We will further clarify our claims and what is known vs what we introduce throughout the text. Regarding equations 6 and 7, we now add a further clarification that we are presenting known results on the loss purely for intuitive comparison with the equilibrated energy.
We thank all of the reviewers for taking the time to read our paper and their feedback, which we believe improved the clarity, scope and contributions of the paper. In this global response, we address points that were raised by more than one reviewer and outline other relatively minor changes we made to the paper to address specific points made by individual reviewers.
We identified two important, related concerns raised by the reviewers:
- Whether the reported faster SGD convergence of PC when initialised near the origin (Figure 5) holds under different hyperparameters, such as learning rates and optimisers (e.g. Adam).
It was beyond the scope of this work—which was mainly concerned with the intrinsic geometry of the (equilibrated) energy landscape—to address this issue, and we completely agree with the reviewers that the original writing of the paper gave the (wrong) impression that this was one of our aims. We now make our goal clear throughout the paper. As we now explain in the discussion, studying all the different conditions under which the energy landscape might be faster to optimise than the loss landscape is a difficult question requiring further study. This is for a few reasons. First, one can always make the initialisation scale small enough such that BP will not escape (even with Adam) one of the considered saddles to show that PC is faster. The question then becomes whether this will have benefits for performance or generalisation and whether there might be a trade-off with learning speed. Second, the behaviour of adaptive gradient optimisers like Adam near non-strict saddles is not as well understood as that of (S)GD. Finally, characterising the geometry of minima of the equilibrated energy—which our work enables—would also be probably necessary to understand the overall convergence behaviour of PC.
We also highlight that our theoretical results do not necessarily suggest that PC will always be faster. In fact, we now argue that our results explain the speed-ups observed by Song et al. (2024; https://www.nature.com/articles/s41593-023-01514-1) on a deep network because of the small network width used, which as we explain in response to one reviewer determines how closely one starts from the origin for standard initialisations (as used in that paper).
- Limited experiments.
Reviewers pointed out that our experiments were quite limited. This was in part motivated by the above concern about the impact of different hyperparameters on convergence speed, which as we hope we now clarified is beyond the scope of our work.
Nevertheless, setting aside the question of hyperparameter tuning, we acknowledge that we performed experiments on non-linear networks only when initialising close to the origin saddle. For that reason, we now include two additional sets of experiments (see attached PDF). The first (attached Figure 13) is simply a replica of the experiments in Figure 5 for another non-strict zero-rank saddle of the MSE that we proved to be strict for the equilibrated energy (Theorem 3).
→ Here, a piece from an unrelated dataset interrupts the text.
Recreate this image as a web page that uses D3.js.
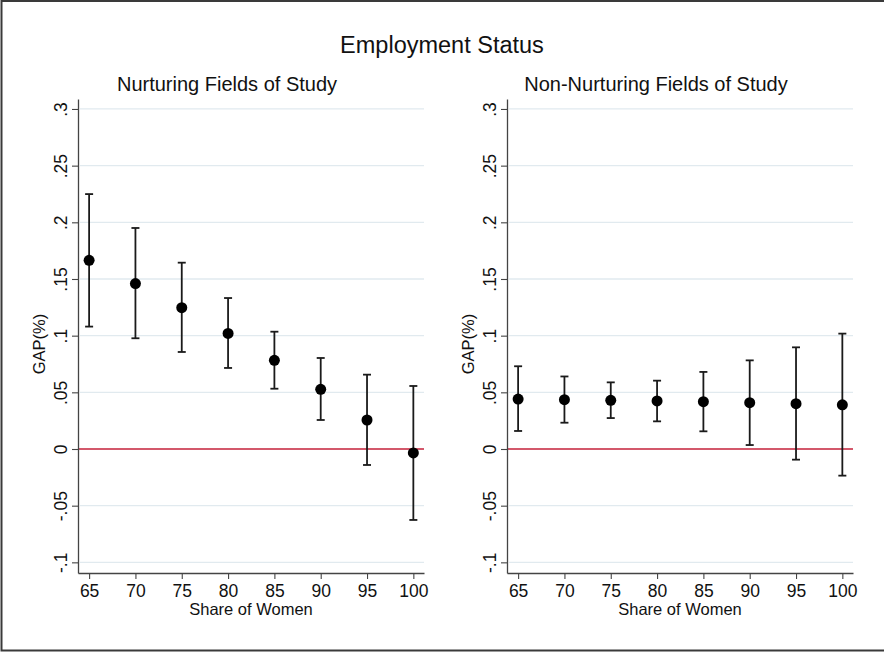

We also note that our submitted code makes it easy to test for other zero-rank saddles by simply changing the initialisation.
The second set of experiments (attached Figure 14) numerically investigates the question of higher-rank saddles which our theory did not address and was a specific concern raised by one of the reviewers. We compared the training loss of BP and PC with GD on a matrix completion task studied by Jacot et al. (2021, Figure 1; https://arxiv.org/pdf/2106.15933), where as they show if one starts near the origin, GD visits a sequence of saddles, each representing a solution of higher rank. As the attached Figure 14 shows, PC quickly escapes all the saddles (specifically of rank 0, 1 and 2) visited by BP. We refer to the Figure caption for more details. These results go beyond our theory (restricted to zero-rank saddles) to support our general conjecture that all the saddles of the equilibrated energy are strict.
Besides generally improving the clarity of the writing, we made other minor changes to address points made by individual reviewers:
- We emphasise the contribution of our theoretical result of the equilibrated energy as a rescaled MSE loss. We argue that this is important because (i) it corrects a previous mistake in the literature that the MSE loss is equal to the output energy as we now discuss in the paper, and (ii) it enables further studies into the energy landscape (e.g. minima) as we note in the discussion.
- We clarify and expand on the implications of the paper. We now include the most important implications and limitations in the abstract and expand on them in the discussion. In particular, we emphasise the point–which was previously only secondary–that the strictness of the origin saddle makes PC more robust to vanishing gradients, providing supporting plots of the norms of the weight gradients for all the experiments. In addition, we discuss how our results suggest that previous claims of faster convergence of PC may have been overstated and highlight the limitation of scaling PC to deeper architectures where inference becomes difficult to solve.
- To make space for the additional experiments and expanded discussion, we moved the related work section to the appendix.
- In the introduction, we better motivate the use of deep linear networks as our theoretical model, which is the standard for studies of the loss landscape geometry. We also explain how our analysis goes beyond most previous theoretical works on PC and elaborate on this point in the related work section.
- We fix some imprecise or unclear notations and derivations pointed out by reviewers. We also provide an expanded proof of the strictness of the zero-rank saddles (Theorem 3) in the appendix as requested by one reviewer.
This paper studies the optimization landscape of predictive coding for training deep linear networks. The authors prove that the energy of predictive coding is a rescaled version of the MSE loss and then show that several non-strict saddle points in standard training become strict saddle points in predictive coding training. This could potentially lead to better convergence.
Studying the loss landscapes for predictive coding could be useful in better understanding the benefits of predictive coding. However, as pointed out by reviewer, this paper only studies two kinds of saddles—zero and zero-rank—not all saddle points, which should be clearly stated.